= Information shown =

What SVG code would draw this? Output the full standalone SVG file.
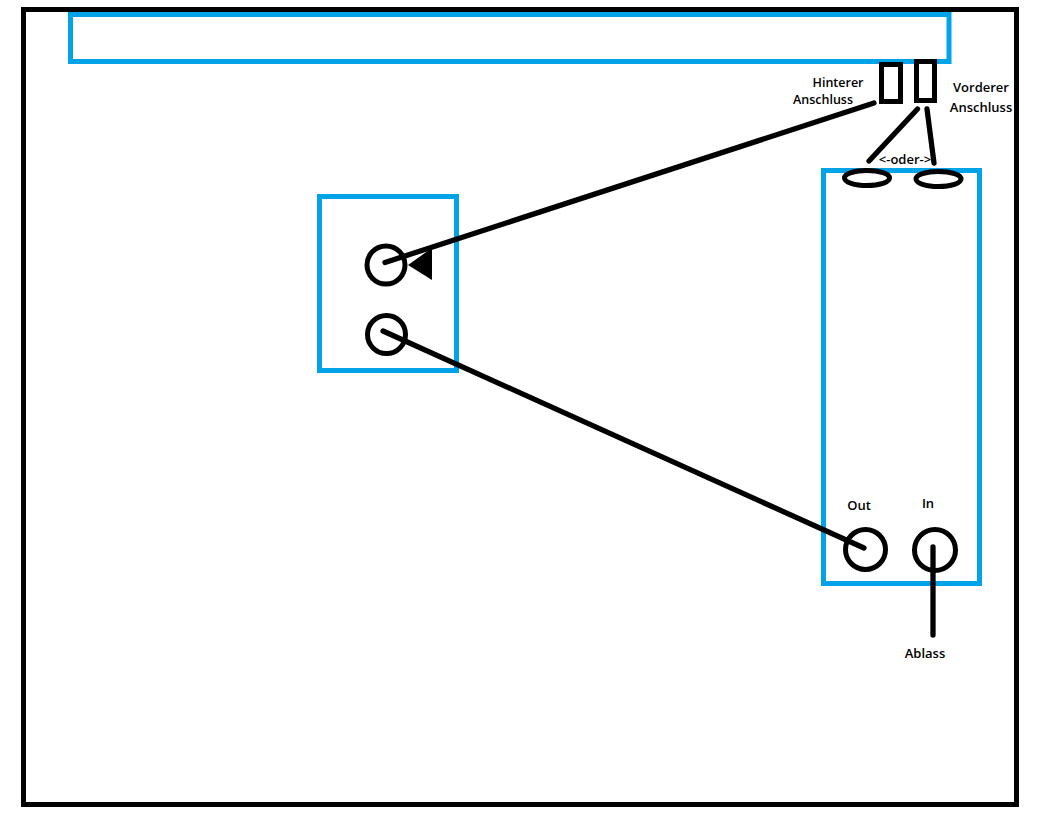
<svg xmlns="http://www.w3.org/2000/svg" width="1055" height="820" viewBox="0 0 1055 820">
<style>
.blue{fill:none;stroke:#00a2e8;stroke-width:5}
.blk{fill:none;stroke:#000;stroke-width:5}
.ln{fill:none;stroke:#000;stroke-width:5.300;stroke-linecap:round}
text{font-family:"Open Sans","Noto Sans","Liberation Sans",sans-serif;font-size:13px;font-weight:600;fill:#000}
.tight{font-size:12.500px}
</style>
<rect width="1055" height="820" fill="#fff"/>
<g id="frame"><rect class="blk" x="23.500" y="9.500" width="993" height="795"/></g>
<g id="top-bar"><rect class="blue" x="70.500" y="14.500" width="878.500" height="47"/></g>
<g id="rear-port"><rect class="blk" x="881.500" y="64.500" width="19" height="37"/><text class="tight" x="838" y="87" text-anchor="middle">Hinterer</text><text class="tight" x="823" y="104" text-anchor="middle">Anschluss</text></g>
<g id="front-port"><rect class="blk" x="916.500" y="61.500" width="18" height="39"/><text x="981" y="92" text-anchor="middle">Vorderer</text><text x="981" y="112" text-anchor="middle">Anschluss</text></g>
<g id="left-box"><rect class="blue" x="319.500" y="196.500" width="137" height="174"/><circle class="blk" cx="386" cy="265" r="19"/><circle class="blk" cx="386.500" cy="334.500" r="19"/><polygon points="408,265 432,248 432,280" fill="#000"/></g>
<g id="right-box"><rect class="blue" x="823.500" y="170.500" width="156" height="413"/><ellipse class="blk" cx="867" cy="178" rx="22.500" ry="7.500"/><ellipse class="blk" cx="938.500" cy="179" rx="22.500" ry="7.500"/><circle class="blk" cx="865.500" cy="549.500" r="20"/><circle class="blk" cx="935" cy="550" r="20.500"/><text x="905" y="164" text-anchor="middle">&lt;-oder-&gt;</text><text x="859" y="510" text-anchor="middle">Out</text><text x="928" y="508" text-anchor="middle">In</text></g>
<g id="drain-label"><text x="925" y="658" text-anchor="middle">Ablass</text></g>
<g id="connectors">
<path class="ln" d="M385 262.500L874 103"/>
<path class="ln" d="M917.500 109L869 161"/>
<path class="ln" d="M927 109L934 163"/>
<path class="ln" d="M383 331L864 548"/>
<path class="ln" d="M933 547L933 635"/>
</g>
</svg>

= Work required =
In the copy, include no pictures; restate the listing above exactly.

= Response to this exercise =
What SVG code would draw this? Output the full standalone SVG file.
<svg xmlns="http://www.w3.org/2000/svg" width="1055" height="820" viewBox="0 0 1055 820">
<style>
.blue{fill:none;stroke:#00a2e8;stroke-width:5}
.blk{fill:none;stroke:#000;stroke-width:5}
.ln{fill:none;stroke:#000;stroke-width:5.300;stroke-linecap:round}
text{font-family:"Open Sans","Noto Sans","Liberation Sans",sans-serif;font-size:13px;font-weight:600;fill:#000}
.tight{font-size:12.500px}
</style>
<rect width="1055" height="820" fill="#fff"/>
<g id="frame"><rect class="blk" x="23.500" y="9.500" width="993" height="795"/></g>
<g id="top-bar"><rect class="blue" x="70.500" y="14.500" width="878.500" height="47"/></g>
<g id="rear-port"><rect class="blk" x="881.500" y="64.500" width="19" height="37"/><text class="tight" x="838" y="87" text-anchor="middle">Hinterer</text><text class="tight" x="823" y="104" text-anchor="middle">Anschluss</text></g>
<g id="front-port"><rect class="blk" x="916.500" y="61.500" width="18" height="39"/><text x="981" y="92" text-anchor="middle">Vorderer</text><text x="981" y="112" text-anchor="middle">Anschluss</text></g>
<g id="left-box"><rect class="blue" x="319.500" y="196.500" width="137" height="174"/><circle class="blk" cx="386" cy="265" r="19"/><circle class="blk" cx="386.500" cy="334.500" r="19"/><polygon points="408,265 432,248 432,280" fill="#000"/></g>
<g id="right-box"><rect class="blue" x="823.500" y="170.500" width="156" height="413"/><ellipse class="blk" cx="867" cy="178" rx="22.500" ry="7.500"/><ellipse class="blk" cx="938.500" cy="179" rx="22.500" ry="7.500"/><circle class="blk" cx="865.500" cy="549.500" r="20"/><circle class="blk" cx="935" cy="550" r="20.500"/><text x="905" y="164" text-anchor="middle">&lt;-oder-&gt;</text><text x="859" y="510" text-anchor="middle">Out</text><text x="928" y="508" text-anchor="middle">In</text></g>
<g id="drain-label"><text x="925" y="658" text-anchor="middle">Ablass</text></g>
<g id="connectors">
<path class="ln" d="M385 262.500L874 103"/>
<path class="ln" d="M917.500 109L869 161"/>
<path class="ln" d="M927 109L934 163"/>
<path class="ln" d="M383 331L864 548"/>
<path class="ln" d="M933 547L933 635"/>
</g>
</svg>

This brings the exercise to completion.